There is no amount of money that can erase what USA Gymnastics did by turning a blind eye to complaints about Nassar, protecting him time and time again as though he were some kind of sacred cow instead of someone who could be replaced in a heartbeat.
They protected a team doctor over the young female athletes he was abusing.
They protected a team doctor over World and Olympic medal-winning champions, who brought glory to their organization and country, whose successes led to untold little girls wanting to follow in their perfectly pointed footsteps.
Some of those little girls became more of Nassar's victims. That is how long his reign of terror lasted.
USA Gymnastics protected a team doctor over young girls. Over their innocence. Over their self-worth. Over their well-being. Over their right to their own bodies.
USAG and Michigan State kept him on staff for decades. One of the earliest known victims of Nassar was 14 when he began molesting her in 1988. A decade later, he began digitally raping the 6-year-old daughter of a family friend. That is also the first year an MSU athlete made a complaint about him.

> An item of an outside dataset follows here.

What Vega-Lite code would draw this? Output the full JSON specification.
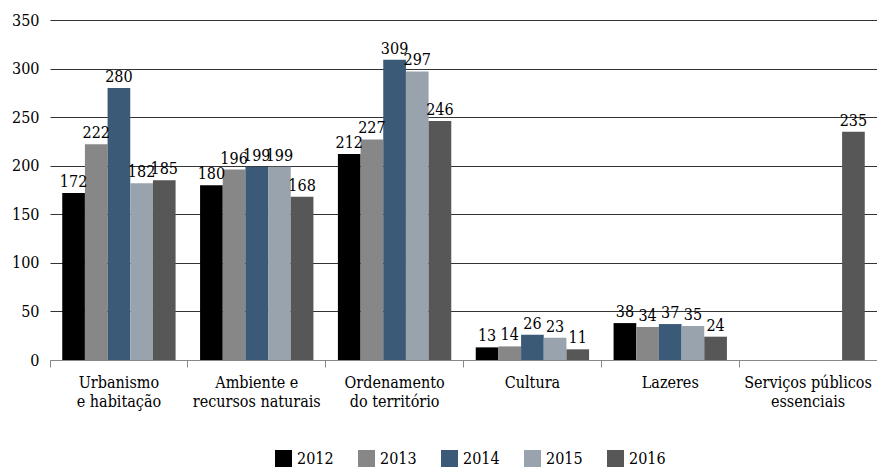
{
  "$schema": "https://vega.github.io/schema/vega-lite/v6.json",
  "width": 827,
  "height": 340,
  "autosize": "none",
  "padding": {"left": 50, "top": 20, "right": 0, "bottom": 107},
  "background": "white",
  "config": {"font": "DejaVu Serif Condensed, DejaVu Serif", "view": {"stroke": null}},
  "data": {
    "values": [
      {"cat": "Urbanismo e habitação", "year": "2012", "value": 172},
      {"cat": "Urbanismo e habitação", "year": "2013", "value": 222},
      {"cat": "Urbanismo e habitação", "year": "2014", "value": 280},
      {"cat": "Urbanismo e habitação", "year": "2015", "value": 182},
      {"cat": "Urbanismo e habitação", "year": "2016", "value": 185},
      {"cat": "Ambiente e recursos naturais", "year": "2012", "value": 180},
      {"cat": "Ambiente e recursos naturais", "year": "2013", "value": 196},
      {"cat": "Ambiente e recursos naturais", "year": "2014", "value": 199},
      {"cat": "Ambiente e recursos naturais", "year": "2015", "value": 199},
      {"cat": "Ambiente e recursos naturais", "year": "2016", "value": 168},
      {"cat": "Ordenamento do território", "year": "2012", "value": 212},
      {"cat": "Ordenamento do território", "year": "2013", "value": 227},
      {"cat": "Ordenamento do território", "year": "2014", "value": 309},
      {"cat": "Ordenamento do território", "year": "2015", "value": 297},
      {"cat": "Ordenamento do território", "year": "2016", "value": 246},
      {"cat": "Cultura", "year": "2012", "value": 13},
      {"cat": "Cultura", "year": "2013", "value": 14},
      {"cat": "Cultura", "year": "2014", "value": 26},
      {"cat": "Cultura", "year": "2015", "value": 23},
      {"cat": "Cultura", "year": "2016", "value": 11},
      {"cat": "Lazeres", "year": "2012", "value": 38},
      {"cat": "Lazeres", "year": "2013", "value": 34},
      {"cat": "Lazeres", "year": "2014", "value": 37},
      {"cat": "Lazeres", "year": "2015", "value": 35},
      {"cat": "Lazeres", "year": "2016", "value": 24},
      {"cat": "Serviços públicos essenciais", "year": "2016", "value": 235}
    ]
  },
  "encoding": {
    "x": {
      "field": "cat",
      "type": "nominal",
      "sort": ["Urbanismo e habitação", "Ambiente e recursos naturais", "Ordenamento do território", "Cultura", "Lazeres", "Serviços públicos essenciais"],
      "scale": {"paddingInner": 0, "paddingOuter": 0},
      "axis": {
        "title": null,
        "labelAngle": 0,
        "bandPosition": 0,
        "labelFontSize": 16,
        "labelColor": "#000",
        "labelLineHeight": 19,
        "labelPadding": 7,
        "labelLimit": 0,
        "tickSize": 7,
        "tickColor": "#888",
        "domainColor": "#888",
        "grid": false,
        "labelExpr": "datum.value == 'Urbanismo e habitação' ? ['Urbanismo', 'e habitação'] : datum.value == 'Ambiente e recursos naturais' ? ['Ambiente e', 'recursos naturais'] : datum.value == 'Ordenamento do território' ? ['Ordenamento', 'do território'] : datum.value == 'Serviços públicos essenciais' ? ['Serviços públicos', 'essenciais'] : datum.value"
      }
    },
    "xOffset": {
      "field": "year",
      "type": "nominal",
      "scale": {"paddingInner": 0, "paddingOuter": 0.54}
    },
    "y": {
      "field": "value",
      "type": "quantitative",
      "scale": {"domain": [0, 350]},
      "axis": {
        "title": null,
        "values": [0, 50, 100, 150, 200, 250, 300, 350],
        "domain": false,
        "ticks": false,
        "labelFontSize": 16,
        "labelColor": "#000",
        "labelPadding": 11,
        "grid": true,
        "gridColor": "#333",
        "gridOpacity": 1
      }
    }
  },
  "layer": [
    {
      "mark": {"type": "bar"},
      "encoding": {
        "color": {
          "field": "year",
          "type": "nominal",
          "scale": {
            "domain": ["2012", "2013", "2014", "2015", "2016"],
            "range": ["#000000", "#878787", "#3a5a77", "#99a3ad", "#575757"]
          },
          "legend": {
            "title": null,
            "orient": "none",
            "legendX": 225,
            "legendY": 430,
            "direction": "horizontal",
            "symbolType": "square",
            "symbolSize": 289,
            "symbolStrokeWidth": 0,
            "symbolOpacity": 1,
            "labelFontSize": 16,
            "labelColor": "#000",
            "labelOffset": 5,
            "columnPadding": 24
          }
        }
      }
    },
    {
      "mark": {"type": "text", "baseline": "bottom", "dy": -3, "fontSize": 16, "color": "#000"},
      "encoding": {"text": {"field": "value", "type": "quantitative"}}
    }
  ]
}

Many of the women who are part of the settlement class need that money to pay for the care they still require, and mental health care can be exceedingly expensive and difficult to get. Survivors are experiencing anxiety, depression and post-traumatic stress disorder, and some have attempted suicide.
They will receive money and that money can help them pursue healing and peace, but no amount is enough.
No amount can return what Larry Nassar took from them, what USAG and Michigan State allowed him to continue to do. Those organizations did nothing for years, and seemingly only took action when the Indianapolis Star published its first report on sexual abuse within USAG in 2016 and women began sharing their stories with the paper.
How much is a little girl worth? Far more than Michigan State believed them to be. Far more than USA Gymnastics believed them to be. Far more than Monday's settlement.